* _Records_:
------------------------------------------------

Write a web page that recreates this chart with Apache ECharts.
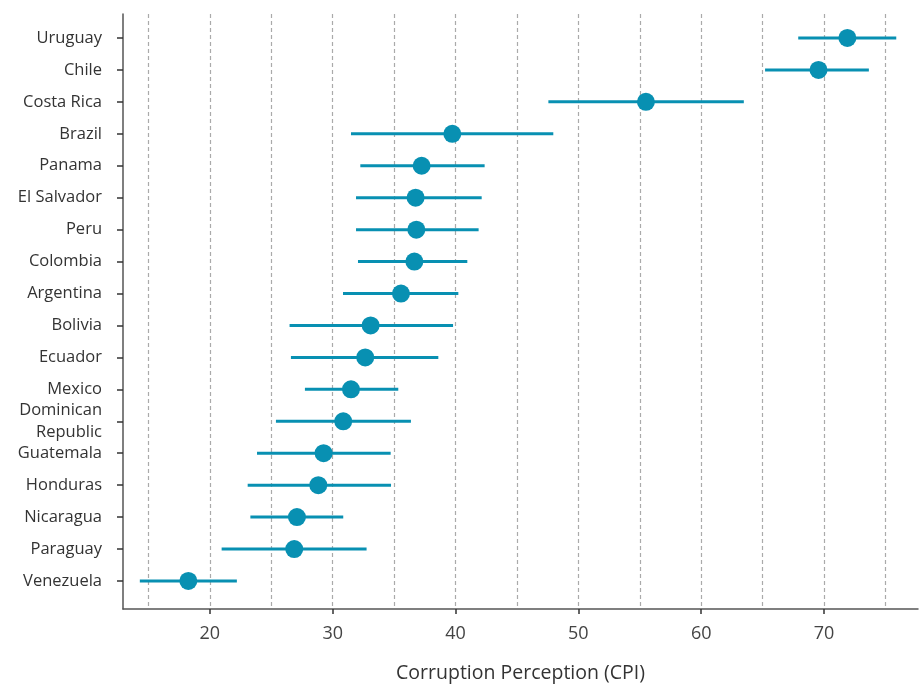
<!DOCTYPE html>
<html>
<head>
<meta charset="utf-8">
<script src="https://cdn.jsdelivr.net/npm/echarts@6/dist/echarts.min.js"></script>
<style>html,body{margin:0;padding:0;background:#fff}#c{width:923px;height:688px}</style>
</head>
<body>
<div id="c"></div>
<script>
const countries = ["Uruguay","Chile","Costa Rica","Brazil","Panama","El Salvador","Peru","Colombia","Argentina","Bolivia","Ecuador","Mexico","Dominican\nRepublic","Guatemala","Honduras","Nicaragua","Paraguay","Venezuela"];
const cpi   = [71.9, 69.55, 55.5, 39.74, 37.24, 36.75, 36.81, 36.65, 35.56, 33.09, 32.65, 31.49, 30.86, 29.26, 28.83, 27.09, 26.87, 18.25];
const lower = [67.9, 65.2, 47.56, 31.49, 32.25, 31.9, 31.9, 32.06, 30.84, 26.49, 26.6, 27.74, 25.38, 23.84, 23.08, 23.3, 20.96, 14.3];
const upper = [75.88, 73.65, 63.47, 47.96, 42.37, 42.13, 41.88, 40.96, 40.23, 39.8, 38.6, 35.34, 36.37, 34.72, 34.75, 30.86, 32.76, 22.2];
const xLabels = [20, 30, 40, 50, 60, 70];
const xGrid = [15, 20, 25, 30, 35, 40, 45, 50, 55, 60, 65, 70, 75];

const color = '#0890b2';
const idx = countries.map((_, i) => i);
const chart = echarts.init(document.getElementById('c'), null, {renderer: 'canvas'});
chart.setOption({
  animation: false,
  textStyle: {fontFamily: 'Open Sans'},
  grid: {left: 123, right: 5, top: 14, bottom: 79, containLabel: false, outerBoundsMode: 'none'},
  xAxis: {
    type: 'value', min: 12.93, max: 77.65,
    name: 'Corruption Perception (CPI)', nameLocation: 'middle', nameGap: 54,
    nameTextStyle: {fontSize: 19.5, color: '#333', fontFamily: 'Open Sans'},
    axisLine: {show: true, onZero: false, lineStyle: {color: '#555', width: 1.5}},
    axisTick: {show: true, length: 5, customValues: xLabels, lineStyle: {color: '#333', width: 1.5}},
    axisLabel: {customValues: xLabels, fontSize: 18, color: '#444', margin: 16, fontFamily: 'Open Sans'},
    splitLine: {show: false}
  },
  yAxis: {
    type: 'value', inverse: true, min: -0.751, max: 17.877,
    axisLine: {show: true, onZero: false, lineStyle: {color: '#555', width: 1.5}},
    axisTick: {show: true, length: 6, customValues: idx, lineStyle: {color: '#333', width: 1.5}},
    axisLabel: {customValues: idx, fontSize: 16.5, color: '#333', margin: 21, align: 'right',
      lineHeight: 22, fontFamily: 'Open Sans',
      formatter: v => countries[Math.round(v)] || ''},
    splitLine: {show: false}
  },
  series: [
    {
      type: 'custom',
      silent: true,
      data: idx.map(i => [lower[i], upper[i], i]),
      renderItem: (params, api) => {
        const a = api.coord([api.value(0), api.value(2)]);
        const b = api.coord([api.value(1), api.value(2)]);
        return {type: 'line', shape: {x1: a[0], y1: a[1], x2: b[0], y2: b[1]},
          style: {stroke: color, lineWidth: 3}};
      },
      encode: {x: [0, 1], y: 2},
      z: 3,
      markLine: {
        silent: true, symbol: 'none', label: {show: false},
        lineStyle: {color: '#aaa', type: [4, 3], width: 1.2},
        data: xGrid.map(v => ({xAxis: v})),
        z: 1
      }
    },
    {
      type: 'scatter',
      silent: true,
      symbolSize: 18,
      itemStyle: {color: color, opacity: 1},
      data: idx.map(i => [cpi[i], i]),
      z: 4
    }
  ]
});
</script>
</body>
</html>
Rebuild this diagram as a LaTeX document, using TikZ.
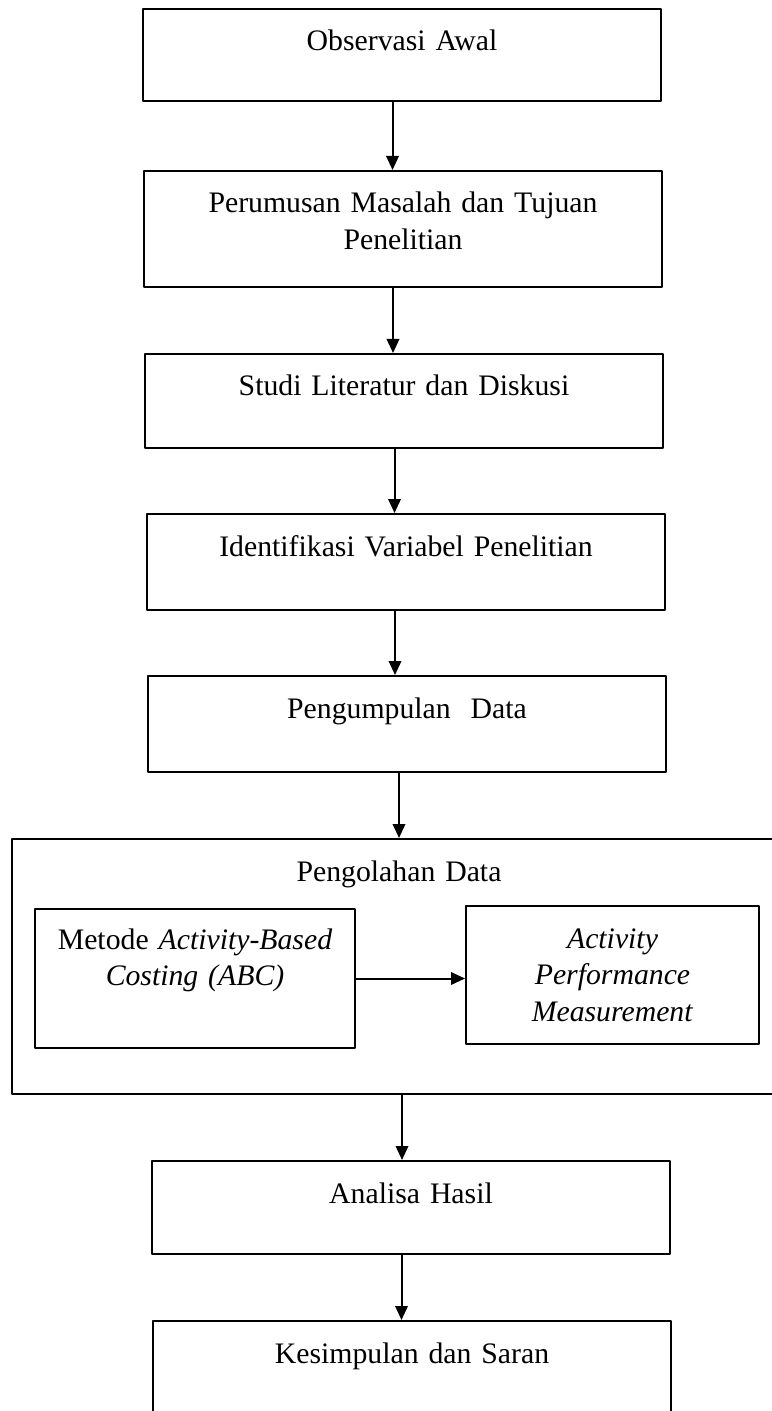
\documentclass[tikz,border=0pt]{standalone}
\usepackage{fontspec}
\setmainfont{Liberation Serif}
\usetikzlibrary{arrows.meta}

\begin{document}
\begin{tikzpicture}[x=0.4pt,y=-0.4pt,>={Triangle[length=5.6pt,width=5pt]},font=\fontsize{11.9}{14.6}\selectfont,line join=round,
	kotak/.style={draw,line width=0.8pt,anchor=north west,inner sep=0pt,align=center,text width=#1,text height=16.8pt},
	kotak/.default=207.2pt,
	panah/.style={->,line width=0.8pt}]
	\useasboundingbox (0,0) rectangle (772,1411);
	\clip (0,0) rectangle (772,1411);
	\node[kotak,text depth=20pt] (obs) at (142,8) {Observasi Awal};
	\node[kotak,text depth=29.6pt] (rumus) at (143,170) {Perumusan Masalah dan Tujuan\\Penelitian};
	\node[kotak,text depth=20.8pt] (studi) at (144,353) {Studi Literatur dan Diskusi};
	\node[kotak,text depth=21.6pt] (ident) at (146,513) {Identifikasi Variabel Penelitian};
	\node[kotak,text depth=21.6pt] (kumpul) at (147,675) {Pengumpulan\ \ Data};
	\node[kotak=309.6pt,text depth=85.2pt] (olah) at (11,838) {Pengolahan Data};
	\node[kotak=128pt,text height=16pt,text depth=39.6pt] (abc) at (34,908) {Metode \textit{Activity-Based}\\\textit{Costing (ABC)}};
	\node[kotak=117.2pt,text depth=38.4pt] (apm) at (465,905) {\textit{Activity}\\\textit{Performance}\\\textit{Measurement}};
	\node[kotak,text depth=20.4pt] (analisa) at (151,1160) {Analisa Hasil};
	\node[kotak,text depth=23.2pt] (simpul) at (152,1320) {Kesimpulan dan Saran};
	\draw[panah] ([xshift=-3.8pt]obs.south) -- ([xshift=-3.8pt]obs.south |- rumus.north);
	\draw[panah] ([xshift=-4pt]rumus.south) -- ([xshift=-4pt]rumus.south |- studi.north);
	\draw[panah] ([xshift=-3.8pt]studi.south) -- ([xshift=-3.8pt]studi.south |- ident.north);
	\draw[panah] ([xshift=-4.4pt]ident.south) -- ([xshift=-4.4pt]ident.south |- kumpul.north);
	\draw[panah] ([xshift=-3.2pt]kumpul.south) -- ([xshift=-3.2pt]kumpul.south |- olah.north);
	\draw[panah] (abc.east) -- (abc.east -| apm.west);
	\draw[panah] ([xshift=1.2pt]olah.south) -- ([xshift=1.2pt]olah.south |- analisa.north);
	\draw[panah] ([xshift=-3.8pt]analisa.south) -- ([xshift=-3.8pt]analisa.south |- simpul.north);
\end{tikzpicture}
\end{document}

------------------------------------------------

* _WHAT NEEDS TO BE DONE_: Copy everything in the records above except the pictures, exactly as written.

* _COMPLETE OUTPUT_:
Write a web page that recreates this chart with Apache ECharts.
<!DOCTYPE html>
<html>
<head>
<meta charset="utf-8">
<script src="https://cdn.jsdelivr.net/npm/echarts@6/dist/echarts.min.js"></script>
<style>html,body{margin:0;padding:0;background:#fff}#c{width:923px;height:688px}</style>
</head>
<body>
<div id="c"></div>
<script>
const countries = ["Uruguay","Chile","Costa Rica","Brazil","Panama","El Salvador","Peru","Colombia","Argentina","Bolivia","Ecuador","Mexico","Dominican\nRepublic","Guatemala","Honduras","Nicaragua","Paraguay","Venezuela"];
const cpi   = [71.9, 69.55, 55.5, 39.74, 37.24, 36.75, 36.81, 36.65, 35.56, 33.09, 32.65, 31.49, 30.86, 29.26, 28.83, 27.09, 26.87, 18.25];
const lower = [67.9, 65.2, 47.56, 31.49, 32.25, 31.9, 31.9, 32.06, 30.84, 26.49, 26.6, 27.74, 25.38, 23.84, 23.08, 23.3, 20.96, 14.3];
const upper = [75.88, 73.65, 63.47, 47.96, 42.37, 42.13, 41.88, 40.96, 40.23, 39.8, 38.6, 35.34, 36.37, 34.72, 34.75, 30.86, 32.76, 22.2];
const xLabels = [20, 30, 40, 50, 60, 70];
const xGrid = [15, 20, 25, 30, 35, 40, 45, 50, 55, 60, 65, 70, 75];

const color = '#0890b2';
const idx = countries.map((_, i) => i);
const chart = echarts.init(document.getElementById('c'), null, {renderer: 'canvas'});
chart.setOption({
  animation: false,
  textStyle: {fontFamily: 'Open Sans'},
  grid: {left: 123, right: 5, top: 14, bottom: 79, containLabel: false, outerBoundsMode: 'none'},
  xAxis: {
    type: 'value', min: 12.93, max: 77.65,
    name: 'Corruption Perception (CPI)', nameLocation: 'middle', nameGap: 54,
    nameTextStyle: {fontSize: 19.5, color: '#333', fontFamily: 'Open Sans'},
    axisLine: {show: true, onZero: false, lineStyle: {color: '#555', width: 1.5}},
    axisTick: {show: true, length: 5, customValues: xLabels, lineStyle: {color: '#333', width: 1.5}},
    axisLabel: {customValues: xLabels, fontSize: 18, color: '#444', margin: 16, fontFamily: 'Open Sans'},
    splitLine: {show: false}
  },
  yAxis: {
    type: 'value', inverse: true, min: -0.751, max: 17.877,
    axisLine: {show: true, onZero: false, lineStyle: {color: '#555', width: 1.5}},
    axisTick: {show: true, length: 6, customValues: idx, lineStyle: {color: '#333', width: 1.5}},
    axisLabel: {customValues: idx, fontSize: 16.5, color: '#333', margin: 21, align: 'right',
      lineHeight: 22, fontFamily: 'Open Sans',
      formatter: v => countries[Math.round(v)] || ''},
    splitLine: {show: false}
  },
  series: [
    {
      type: 'custom',
      silent: true,
      data: idx.map(i => [lower[i], upper[i], i]),
      renderItem: (params, api) => {
        const a = api.coord([api.value(0), api.value(2)]);
        const b = api.coord([api.value(1), api.value(2)]);
        return {type: 'line', shape: {x1: a[0], y1: a[1], x2: b[0], y2: b[1]},
          style: {stroke: color, lineWidth: 3}};
      },
      encode: {x: [0, 1], y: 2},
      z: 3,
      markLine: {
        silent: true, symbol: 'none', label: {show: false},
        lineStyle: {color: '#aaa', type: [4, 3], width: 1.2},
        data: xGrid.map(v => ({xAxis: v})),
        z: 1
      }
    },
    {
      type: 'scatter',
      silent: true,
      symbolSize: 18,
      itemStyle: {color: color, opacity: 1},
      data: idx.map(i => [cpi[i], i]),
      z: 4
    }
  ]
});
</script>
</body>
</html>
Rebuild this diagram as a LaTeX document, using TikZ.
\documentclass[tikz,border=0pt]{standalone}
\usepackage{fontspec}
\setmainfont{Liberation Serif}
\usetikzlibrary{arrows.meta}

\begin{document}
\begin{tikzpicture}[x=0.4pt,y=-0.4pt,>={Triangle[length=5.6pt,width=5pt]},font=\fontsize{11.9}{14.6}\selectfont,line join=round,
	kotak/.style={draw,line width=0.8pt,anchor=north west,inner sep=0pt,align=center,text width=#1,text height=16.8pt},
	kotak/.default=207.2pt,
	panah/.style={->,line width=0.8pt}]
	\useasboundingbox (0,0) rectangle (772,1411);
	\clip (0,0) rectangle (772,1411);
	\node[kotak,text depth=20pt] (obs) at (142,8) {Observasi Awal};
	\node[kotak,text depth=29.6pt] (rumus) at (143,170) {Perumusan Masalah dan Tujuan\\Penelitian};
	\node[kotak,text depth=20.8pt] (studi) at (144,353) {Studi Literatur dan Diskusi};
	\node[kotak,text depth=21.6pt] (ident) at (146,513) {Identifikasi Variabel Penelitian};
	\node[kotak,text depth=21.6pt] (kumpul) at (147,675) {Pengumpulan\ \ Data};
	\node[kotak=309.6pt,text depth=85.2pt] (olah) at (11,838) {Pengolahan Data};
	\node[kotak=128pt,text height=16pt,text depth=39.6pt] (abc) at (34,908) {Metode \textit{Activity-Based}\\\textit{Costing (ABC)}};
	\node[kotak=117.2pt,text depth=38.4pt] (apm) at (465,905) {\textit{Activity}\\\textit{Performance}\\\textit{Measurement}};
	\node[kotak,text depth=20.4pt] (analisa) at (151,1160) {Analisa Hasil};
	\node[kotak,text depth=23.2pt] (simpul) at (152,1320) {Kesimpulan dan Saran};
	\draw[panah] ([xshift=-3.8pt]obs.south) -- ([xshift=-3.8pt]obs.south |- rumus.north);
	\draw[panah] ([xshift=-4pt]rumus.south) -- ([xshift=-4pt]rumus.south |- studi.north);
	\draw[panah] ([xshift=-3.8pt]studi.south) -- ([xshift=-3.8pt]studi.south |- ident.north);
	\draw[panah] ([xshift=-4.4pt]ident.south) -- ([xshift=-4.4pt]ident.south |- kumpul.north);
	\draw[panah] ([xshift=-3.2pt]kumpul.south) -- ([xshift=-3.2pt]kumpul.south |- olah.north);
	\draw[panah] (abc.east) -- (abc.east -| apm.west);
	\draw[panah] ([xshift=1.2pt]olah.south) -- ([xshift=1.2pt]olah.south |- analisa.north);
	\draw[panah] ([xshift=-3.8pt]analisa.south) -- ([xshift=-3.8pt]analisa.south |- simpul.north);
\end{tikzpicture}
\end{document}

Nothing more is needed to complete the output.